- Access to justice is associated with economic growth and social development and its provision is a core state function. But billions of people have limited access to justice. Donor support for justice systems is low in most countries and has fallen by 40% globally in the last four years. Thinking on long-term scaled-up funding for accessible justice is in its infancy.
- The principles and approaches underlying global funds in other areas provide useful lessons for how to achieve Sustainable Development Goal (SDG) 16.3’s commitment to equal access to justice for all, including strengthening international commitment; stronger focus on learning and innovation; more effective collective donor effort and management of risk; deeper engagement with national government systems and strategies to scale up sustainable approaches; and creating new funding and partnerships.
- It is too early to assess whether a large-scale global fund would be appropriate or feasible to support access to justice for all, given the challenges and political nature of the justice system. More work needs to be done first, including to establish precise funding needs.
- In the meantime, there is a case for developing a small-scale pilot pooled donor fund focused on a specific SDG 16.3 indicator, available on a demand-driven basis to a limited number of countries. This would enable cross-country learning. It would also provide insights into the functioning of the system as a whole; global fund experience is that an initial focus on a specific ‘vertical’ issue over time turns into broader engagement.

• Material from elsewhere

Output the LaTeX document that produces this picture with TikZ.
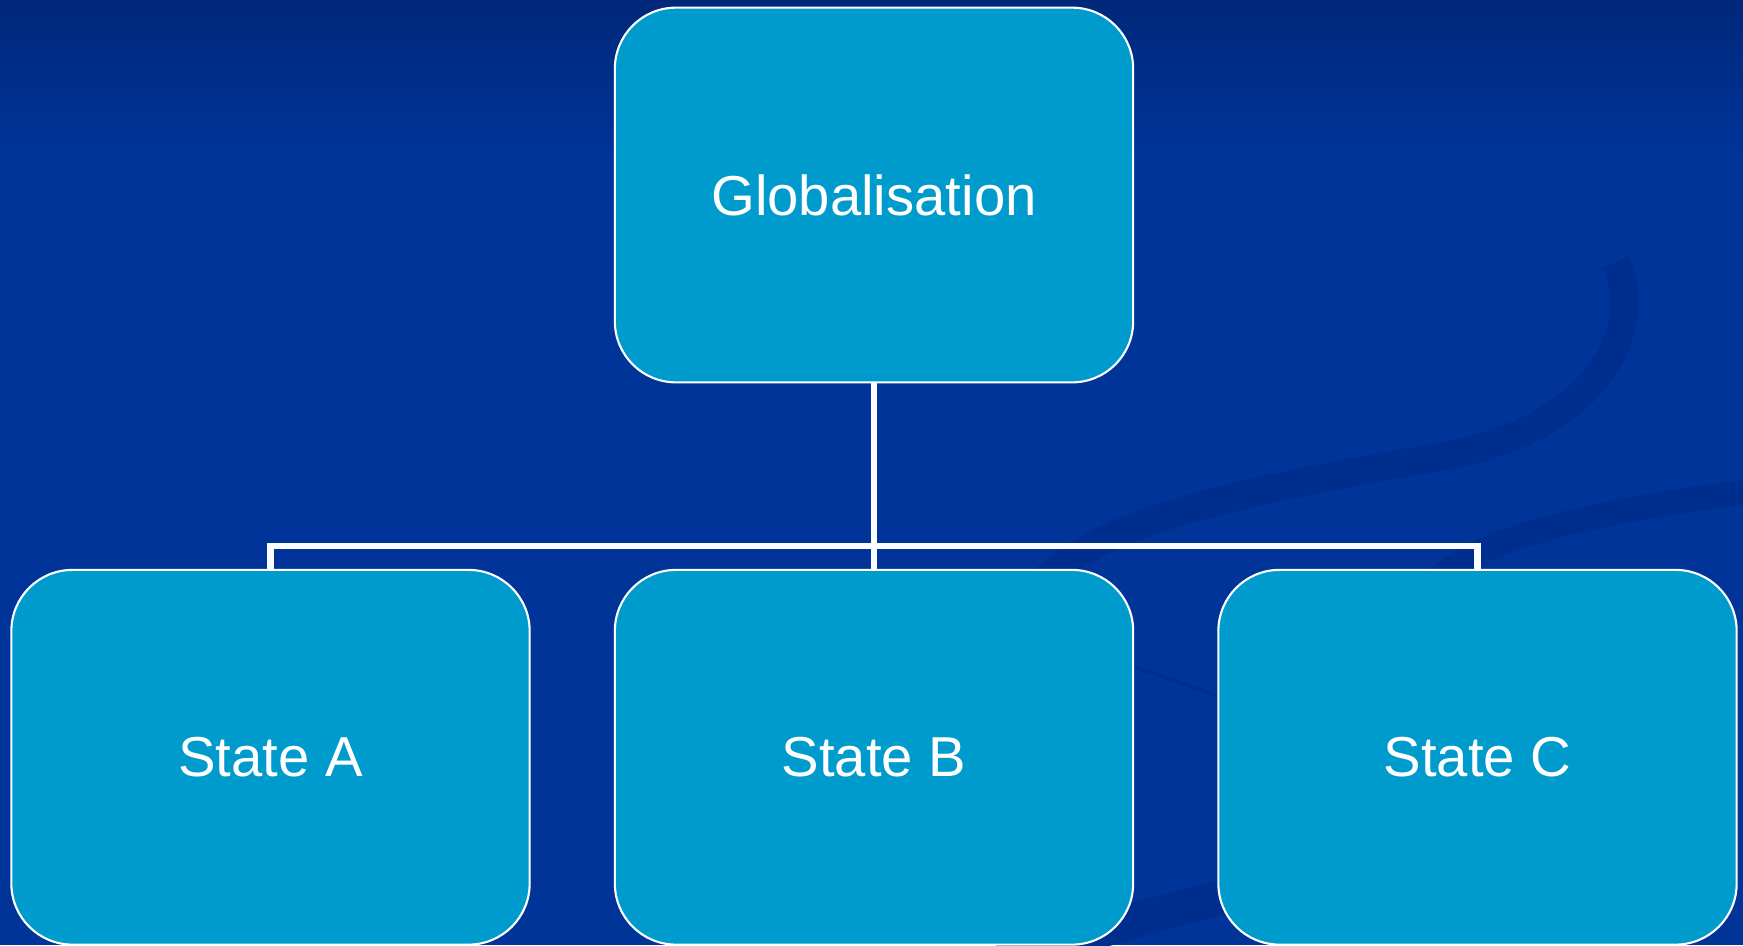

- There is also a case for undertaking exploratory consultations on how to achieve significant donor reengagement in low-income countries.
In other areas, including agriculture, health, climate change and education, global funds focused on specific problems have become a key part of international aid architecture. Global fund performance has varied, but the best ones, particularly those relating to health, have been successful in improving both the quality and quantity of aid: building multi-stakeholder partnerships, marshalling resources, enhancing the long-term visibility of resource flows, generating innovative approaches and delivering results. The paper begins with a brief overview in section 2 of why access to justice matters and the challenges of providing it, including funding gaps. Section 3 briefly summarises donor engagement with justice to date, and section 4 looks at current promising international initiatives to engage with SDG 16.3. Section 5 provides an introduction to global funds and then section 6 examines their common characteristics and explores how applicable these might be to the challenges of providing access to justice. Section 7 sets out three options for donor re-engagement. Section 8 sets out three key conclusions and possible next steps, namely: 1) it is premature to try and assess whether a large-scale global justice fund would be appropriate, as much more work needs to be done including on establishing funding gaps; 2) SDG 16.3’s two indicators for the first time provide an internationally agreed framework around two specific results for donor and partner countries to improve access to justice globally and there is a case for a small scale pilot fund focused on one or both of these indicators; and 3) there is a case for exploratory consultations on how to achieve significant donor re-engagement in low-income countries where financing challenges are likely to be the greatest.